Feyer: The examples abound throughout Eliot and Pound. To take just a few of many, let’s admire the power and precision in Eliot’s “Love Song of J. Alfred Prufrock”:
No! I am not Prince Hamlet, nor was meant to be;
Am an attendant lord, one that will do
To swell a progress, start a scene or two,
Advise the prince; no doubt, an easy tool,
Deferential, glad to be of use,
Politic, cautious, and meticulous;
Full of high sentence, but a bit obtuse;
At times, indeed, almost ridiculous—
Almost, at times, the Fool. (The Complete Poems and Plays: 1909-1950 , Harcourt, Brace and World, 1971, 7).
. . . or the economy of the 14 words in Pound’s “In a Station of the Metro”:
The apparition of these faces in the crowd;
Petals on a wet, black bough. (Selected Poems, New Directions, 1957, 35)
. . . or the device of Pound’s addressing Whitman in “A Pact”:
I make a pact with you, Walt Whitman –
I have detested you long enough.
I come to you as a grown child
Who has had a pig-headed father;
I am old enough now to make friends.
It was you that broke the new wood,
Now is a time for carving.
We have one sap and one root –
Let there be commerce between us. (Selected Poems, 27)
Fink: Excellence in journalism, letters to a newspaper, and poetry each “contain multitudes” and can’t be reduced to a single formula. But I suspect that there can be “commerce between” these realms. What might practitioners of journalism and letter-writing to the Times learn from poetry that can help them in their craft, and what might poets learn from journalistic practice and Times letters?
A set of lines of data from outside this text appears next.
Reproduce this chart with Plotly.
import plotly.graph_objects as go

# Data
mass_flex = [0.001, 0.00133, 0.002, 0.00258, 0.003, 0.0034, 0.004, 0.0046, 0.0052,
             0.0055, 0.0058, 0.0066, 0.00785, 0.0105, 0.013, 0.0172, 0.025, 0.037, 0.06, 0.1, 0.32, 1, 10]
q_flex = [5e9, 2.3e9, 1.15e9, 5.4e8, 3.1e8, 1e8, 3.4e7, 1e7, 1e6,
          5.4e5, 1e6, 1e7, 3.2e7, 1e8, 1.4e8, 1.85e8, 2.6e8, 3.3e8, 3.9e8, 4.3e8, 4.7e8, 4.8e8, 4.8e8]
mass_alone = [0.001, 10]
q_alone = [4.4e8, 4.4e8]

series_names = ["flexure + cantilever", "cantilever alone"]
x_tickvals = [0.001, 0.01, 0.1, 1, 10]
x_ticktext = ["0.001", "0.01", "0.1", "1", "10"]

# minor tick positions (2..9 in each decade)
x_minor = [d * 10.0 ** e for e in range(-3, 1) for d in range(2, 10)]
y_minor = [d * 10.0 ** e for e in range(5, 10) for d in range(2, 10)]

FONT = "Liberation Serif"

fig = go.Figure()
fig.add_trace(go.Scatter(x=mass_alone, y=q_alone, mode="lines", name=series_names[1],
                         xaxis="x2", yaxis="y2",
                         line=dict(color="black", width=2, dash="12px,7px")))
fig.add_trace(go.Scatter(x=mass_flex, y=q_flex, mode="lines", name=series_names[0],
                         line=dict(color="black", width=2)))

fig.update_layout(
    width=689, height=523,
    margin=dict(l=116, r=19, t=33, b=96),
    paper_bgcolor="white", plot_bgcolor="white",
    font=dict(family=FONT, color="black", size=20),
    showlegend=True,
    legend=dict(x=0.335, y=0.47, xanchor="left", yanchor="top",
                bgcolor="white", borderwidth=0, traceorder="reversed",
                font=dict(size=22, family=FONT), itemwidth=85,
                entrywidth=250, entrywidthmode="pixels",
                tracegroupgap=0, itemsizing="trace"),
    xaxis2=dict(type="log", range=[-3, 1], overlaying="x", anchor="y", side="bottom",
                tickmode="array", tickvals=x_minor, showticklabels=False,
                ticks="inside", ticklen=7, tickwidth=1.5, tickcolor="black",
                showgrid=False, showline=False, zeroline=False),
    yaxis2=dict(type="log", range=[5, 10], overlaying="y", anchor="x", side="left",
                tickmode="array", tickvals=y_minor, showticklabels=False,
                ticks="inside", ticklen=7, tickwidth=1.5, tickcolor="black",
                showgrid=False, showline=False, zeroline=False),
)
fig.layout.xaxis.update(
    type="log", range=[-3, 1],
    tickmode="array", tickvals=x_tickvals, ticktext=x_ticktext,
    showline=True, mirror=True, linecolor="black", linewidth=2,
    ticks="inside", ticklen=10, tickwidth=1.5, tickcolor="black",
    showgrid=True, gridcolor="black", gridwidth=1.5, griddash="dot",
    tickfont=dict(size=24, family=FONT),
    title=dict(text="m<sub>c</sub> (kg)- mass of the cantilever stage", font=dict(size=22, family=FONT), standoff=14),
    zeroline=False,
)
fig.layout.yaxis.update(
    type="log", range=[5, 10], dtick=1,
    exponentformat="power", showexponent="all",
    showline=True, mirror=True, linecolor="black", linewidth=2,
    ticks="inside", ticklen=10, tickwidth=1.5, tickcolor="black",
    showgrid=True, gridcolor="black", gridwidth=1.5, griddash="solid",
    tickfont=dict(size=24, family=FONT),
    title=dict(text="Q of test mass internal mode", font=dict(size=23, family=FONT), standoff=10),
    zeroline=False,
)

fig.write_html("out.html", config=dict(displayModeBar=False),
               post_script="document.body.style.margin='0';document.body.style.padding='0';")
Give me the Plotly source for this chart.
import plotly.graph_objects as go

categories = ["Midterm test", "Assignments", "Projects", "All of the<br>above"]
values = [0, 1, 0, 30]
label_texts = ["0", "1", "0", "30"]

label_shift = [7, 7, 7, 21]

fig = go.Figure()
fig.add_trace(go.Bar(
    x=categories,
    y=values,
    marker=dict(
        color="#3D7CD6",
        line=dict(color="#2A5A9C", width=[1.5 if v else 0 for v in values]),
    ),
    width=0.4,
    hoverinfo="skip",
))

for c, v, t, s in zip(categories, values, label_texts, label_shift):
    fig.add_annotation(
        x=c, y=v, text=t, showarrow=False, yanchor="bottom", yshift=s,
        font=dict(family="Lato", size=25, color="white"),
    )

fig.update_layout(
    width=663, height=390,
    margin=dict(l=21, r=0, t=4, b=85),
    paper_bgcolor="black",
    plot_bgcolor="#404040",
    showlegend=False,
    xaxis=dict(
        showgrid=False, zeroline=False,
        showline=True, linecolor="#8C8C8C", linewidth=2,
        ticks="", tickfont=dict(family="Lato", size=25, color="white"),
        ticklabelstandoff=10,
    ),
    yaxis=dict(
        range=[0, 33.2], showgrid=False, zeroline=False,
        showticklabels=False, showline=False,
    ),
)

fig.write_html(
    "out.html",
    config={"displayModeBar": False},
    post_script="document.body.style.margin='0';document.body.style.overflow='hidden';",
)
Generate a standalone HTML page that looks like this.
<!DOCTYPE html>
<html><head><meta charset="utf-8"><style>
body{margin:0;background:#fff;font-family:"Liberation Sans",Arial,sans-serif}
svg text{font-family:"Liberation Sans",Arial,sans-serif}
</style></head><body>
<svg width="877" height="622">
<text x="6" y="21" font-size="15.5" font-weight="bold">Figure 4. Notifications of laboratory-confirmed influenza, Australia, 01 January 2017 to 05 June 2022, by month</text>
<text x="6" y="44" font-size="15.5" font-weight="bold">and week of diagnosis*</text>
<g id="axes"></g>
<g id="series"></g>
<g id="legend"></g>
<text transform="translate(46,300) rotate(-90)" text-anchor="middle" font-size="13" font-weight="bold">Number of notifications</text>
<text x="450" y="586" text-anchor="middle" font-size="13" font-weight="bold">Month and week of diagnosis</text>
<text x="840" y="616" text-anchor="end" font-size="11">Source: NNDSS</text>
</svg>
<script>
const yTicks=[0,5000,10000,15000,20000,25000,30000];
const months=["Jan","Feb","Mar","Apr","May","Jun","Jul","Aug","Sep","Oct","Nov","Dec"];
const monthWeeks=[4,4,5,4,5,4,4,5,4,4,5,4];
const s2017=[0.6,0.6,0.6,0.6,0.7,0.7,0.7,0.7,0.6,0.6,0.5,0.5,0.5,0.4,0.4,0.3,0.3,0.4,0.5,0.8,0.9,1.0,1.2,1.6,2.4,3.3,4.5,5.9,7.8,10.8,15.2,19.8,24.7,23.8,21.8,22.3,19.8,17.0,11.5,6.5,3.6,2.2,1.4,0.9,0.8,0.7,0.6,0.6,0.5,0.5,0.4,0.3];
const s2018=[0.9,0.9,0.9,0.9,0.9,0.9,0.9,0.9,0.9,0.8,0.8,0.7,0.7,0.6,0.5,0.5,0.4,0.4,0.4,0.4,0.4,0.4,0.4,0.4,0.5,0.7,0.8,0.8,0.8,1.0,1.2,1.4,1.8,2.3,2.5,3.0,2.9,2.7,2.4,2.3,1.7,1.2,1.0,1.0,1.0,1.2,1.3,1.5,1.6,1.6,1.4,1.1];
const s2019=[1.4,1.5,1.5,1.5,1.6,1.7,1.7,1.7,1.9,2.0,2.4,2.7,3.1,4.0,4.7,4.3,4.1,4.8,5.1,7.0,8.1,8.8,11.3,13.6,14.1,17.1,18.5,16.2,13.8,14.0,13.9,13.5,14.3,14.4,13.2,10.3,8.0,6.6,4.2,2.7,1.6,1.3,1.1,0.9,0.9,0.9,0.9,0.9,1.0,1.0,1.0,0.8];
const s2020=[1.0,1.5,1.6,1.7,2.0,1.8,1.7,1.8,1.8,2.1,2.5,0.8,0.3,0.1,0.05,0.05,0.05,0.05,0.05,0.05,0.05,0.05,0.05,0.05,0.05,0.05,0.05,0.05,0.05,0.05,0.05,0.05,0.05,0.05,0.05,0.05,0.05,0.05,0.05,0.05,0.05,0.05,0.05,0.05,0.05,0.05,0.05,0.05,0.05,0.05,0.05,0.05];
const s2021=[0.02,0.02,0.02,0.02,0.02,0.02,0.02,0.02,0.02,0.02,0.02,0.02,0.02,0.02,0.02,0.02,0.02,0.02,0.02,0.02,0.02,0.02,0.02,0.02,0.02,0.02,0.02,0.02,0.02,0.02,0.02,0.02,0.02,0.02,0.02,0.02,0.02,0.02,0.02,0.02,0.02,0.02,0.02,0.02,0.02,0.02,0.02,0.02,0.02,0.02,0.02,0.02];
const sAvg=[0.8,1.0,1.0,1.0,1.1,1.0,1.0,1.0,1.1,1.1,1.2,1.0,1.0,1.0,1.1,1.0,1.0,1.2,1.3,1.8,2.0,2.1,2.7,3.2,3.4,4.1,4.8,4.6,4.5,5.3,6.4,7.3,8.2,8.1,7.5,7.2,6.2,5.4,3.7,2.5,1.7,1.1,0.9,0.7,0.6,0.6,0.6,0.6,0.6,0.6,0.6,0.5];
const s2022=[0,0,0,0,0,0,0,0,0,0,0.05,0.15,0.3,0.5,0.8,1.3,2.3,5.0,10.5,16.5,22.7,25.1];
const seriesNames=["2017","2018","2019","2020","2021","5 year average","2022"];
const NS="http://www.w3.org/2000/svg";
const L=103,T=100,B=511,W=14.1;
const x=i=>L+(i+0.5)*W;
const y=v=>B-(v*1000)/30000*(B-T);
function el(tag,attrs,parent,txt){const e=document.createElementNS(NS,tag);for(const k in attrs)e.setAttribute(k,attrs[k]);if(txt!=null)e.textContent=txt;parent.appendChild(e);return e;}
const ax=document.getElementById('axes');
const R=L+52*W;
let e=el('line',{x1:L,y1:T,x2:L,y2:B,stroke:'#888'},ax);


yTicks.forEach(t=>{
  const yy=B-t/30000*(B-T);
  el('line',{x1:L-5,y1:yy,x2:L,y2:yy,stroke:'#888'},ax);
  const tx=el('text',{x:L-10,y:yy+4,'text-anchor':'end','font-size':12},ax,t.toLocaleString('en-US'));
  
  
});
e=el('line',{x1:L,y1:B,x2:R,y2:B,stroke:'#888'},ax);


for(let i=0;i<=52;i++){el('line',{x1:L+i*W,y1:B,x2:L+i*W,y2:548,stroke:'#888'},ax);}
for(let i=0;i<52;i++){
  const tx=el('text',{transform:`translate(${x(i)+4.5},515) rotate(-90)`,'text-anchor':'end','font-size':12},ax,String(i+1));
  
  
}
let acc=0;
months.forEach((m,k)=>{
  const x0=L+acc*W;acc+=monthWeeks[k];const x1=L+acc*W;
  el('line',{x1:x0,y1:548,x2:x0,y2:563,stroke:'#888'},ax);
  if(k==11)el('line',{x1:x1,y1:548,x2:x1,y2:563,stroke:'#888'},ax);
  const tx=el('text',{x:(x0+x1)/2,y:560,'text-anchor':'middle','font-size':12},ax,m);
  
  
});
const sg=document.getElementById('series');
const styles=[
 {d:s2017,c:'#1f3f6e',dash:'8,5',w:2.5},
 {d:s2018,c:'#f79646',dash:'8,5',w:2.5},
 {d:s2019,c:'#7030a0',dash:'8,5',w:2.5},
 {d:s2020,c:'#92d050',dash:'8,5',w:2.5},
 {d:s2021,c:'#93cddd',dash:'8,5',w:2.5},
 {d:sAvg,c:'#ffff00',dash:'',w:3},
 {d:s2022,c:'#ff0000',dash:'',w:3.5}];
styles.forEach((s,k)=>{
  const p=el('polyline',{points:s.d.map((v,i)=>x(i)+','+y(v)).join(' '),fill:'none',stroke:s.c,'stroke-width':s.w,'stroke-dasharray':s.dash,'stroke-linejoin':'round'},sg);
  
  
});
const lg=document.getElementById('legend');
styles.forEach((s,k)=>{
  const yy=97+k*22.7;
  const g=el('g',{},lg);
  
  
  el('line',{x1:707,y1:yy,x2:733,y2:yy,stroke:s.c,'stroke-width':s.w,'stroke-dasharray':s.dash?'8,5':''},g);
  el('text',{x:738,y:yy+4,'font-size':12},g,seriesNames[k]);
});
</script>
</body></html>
Feyer: I definitely agree that there can be “commerce between” journalism, letters to the editor and poetry. What they have in common is the power of the written (and often spoken) word. While the disciplines vary, good journalists, letter writers and poets ideally chisel every word, making each one essential and purposeful. “That every word tell” (“The Elements of Style,” Strunk and White.) That’s the theory, anyway. In practice, this is where editors (my profession) come in. We pare away the fat, the obscure and the wordy, so that the meaning comes through more clearly. (Of course, in poetry obscurity and difficulty may serve a purpose as well – less so in prose.)